+++ RECORDS TO PROCESS

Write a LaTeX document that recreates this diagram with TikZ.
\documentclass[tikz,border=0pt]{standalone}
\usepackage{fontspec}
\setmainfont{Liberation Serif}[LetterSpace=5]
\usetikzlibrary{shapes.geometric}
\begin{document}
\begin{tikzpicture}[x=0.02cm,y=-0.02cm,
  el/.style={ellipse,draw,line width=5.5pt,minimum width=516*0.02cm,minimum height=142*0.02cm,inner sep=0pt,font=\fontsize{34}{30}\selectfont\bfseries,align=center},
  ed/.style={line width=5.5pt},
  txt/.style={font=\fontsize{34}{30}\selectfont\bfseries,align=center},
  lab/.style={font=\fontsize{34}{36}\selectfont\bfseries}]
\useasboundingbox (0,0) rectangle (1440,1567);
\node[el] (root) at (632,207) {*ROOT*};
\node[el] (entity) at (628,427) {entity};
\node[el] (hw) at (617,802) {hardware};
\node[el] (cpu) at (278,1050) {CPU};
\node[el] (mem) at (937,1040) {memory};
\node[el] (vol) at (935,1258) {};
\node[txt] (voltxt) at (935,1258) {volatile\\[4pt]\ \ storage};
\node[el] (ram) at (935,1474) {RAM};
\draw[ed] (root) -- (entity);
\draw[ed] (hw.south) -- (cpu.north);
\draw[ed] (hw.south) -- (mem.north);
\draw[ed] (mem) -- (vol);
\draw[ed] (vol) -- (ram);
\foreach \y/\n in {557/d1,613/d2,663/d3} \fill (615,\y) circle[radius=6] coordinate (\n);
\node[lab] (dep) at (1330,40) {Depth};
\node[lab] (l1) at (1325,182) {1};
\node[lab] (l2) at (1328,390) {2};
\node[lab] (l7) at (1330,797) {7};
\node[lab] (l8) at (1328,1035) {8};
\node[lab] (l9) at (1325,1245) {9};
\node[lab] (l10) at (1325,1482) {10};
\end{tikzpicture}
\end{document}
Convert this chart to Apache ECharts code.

++++++

**WHAT IS REQUIRED**
Repeat back the data above, exact to the last character.

**CORRECT RESULT**
Write a LaTeX document that recreates this diagram with TikZ.
\documentclass[tikz,border=0pt]{standalone}
\usepackage{fontspec}
\setmainfont{Liberation Serif}[LetterSpace=5]
\usetikzlibrary{shapes.geometric}
\begin{document}
\begin{tikzpicture}[x=0.02cm,y=-0.02cm,
  el/.style={ellipse,draw,line width=5.5pt,minimum width=516*0.02cm,minimum height=142*0.02cm,inner sep=0pt,font=\fontsize{34}{30}\selectfont\bfseries,align=center},
  ed/.style={line width=5.5pt},
  txt/.style={font=\fontsize{34}{30}\selectfont\bfseries,align=center},
  lab/.style={font=\fontsize{34}{36}\selectfont\bfseries}]
\useasboundingbox (0,0) rectangle (1440,1567);
\node[el] (root) at (632,207) {*ROOT*};
\node[el] (entity) at (628,427) {entity};
\node[el] (hw) at (617,802) {hardware};
\node[el] (cpu) at (278,1050) {CPU};
\node[el] (mem) at (937,1040) {memory};
\node[el] (vol) at (935,1258) {};
\node[txt] (voltxt) at (935,1258) {volatile\\[4pt]\ \ storage};
\node[el] (ram) at (935,1474) {RAM};
\draw[ed] (root) -- (entity);
\draw[ed] (hw.south) -- (cpu.north);
\draw[ed] (hw.south) -- (mem.north);
\draw[ed] (mem) -- (vol);
\draw[ed] (vol) -- (ram);
\foreach \y/\n in {557/d1,613/d2,663/d3} \fill (615,\y) circle[radius=6] coordinate (\n);
\node[lab] (dep) at (1330,40) {Depth};
\node[lab] (l1) at (1325,182) {1};
\node[lab] (l2) at (1328,390) {2};
\node[lab] (l7) at (1330,797) {7};
\node[lab] (l8) at (1328,1035) {8};
\node[lab] (l9) at (1325,1245) {9};
\node[lab] (l10) at (1325,1482) {10};
\end{tikzpicture}
\end{document}
Convert this chart to Apache ECharts code.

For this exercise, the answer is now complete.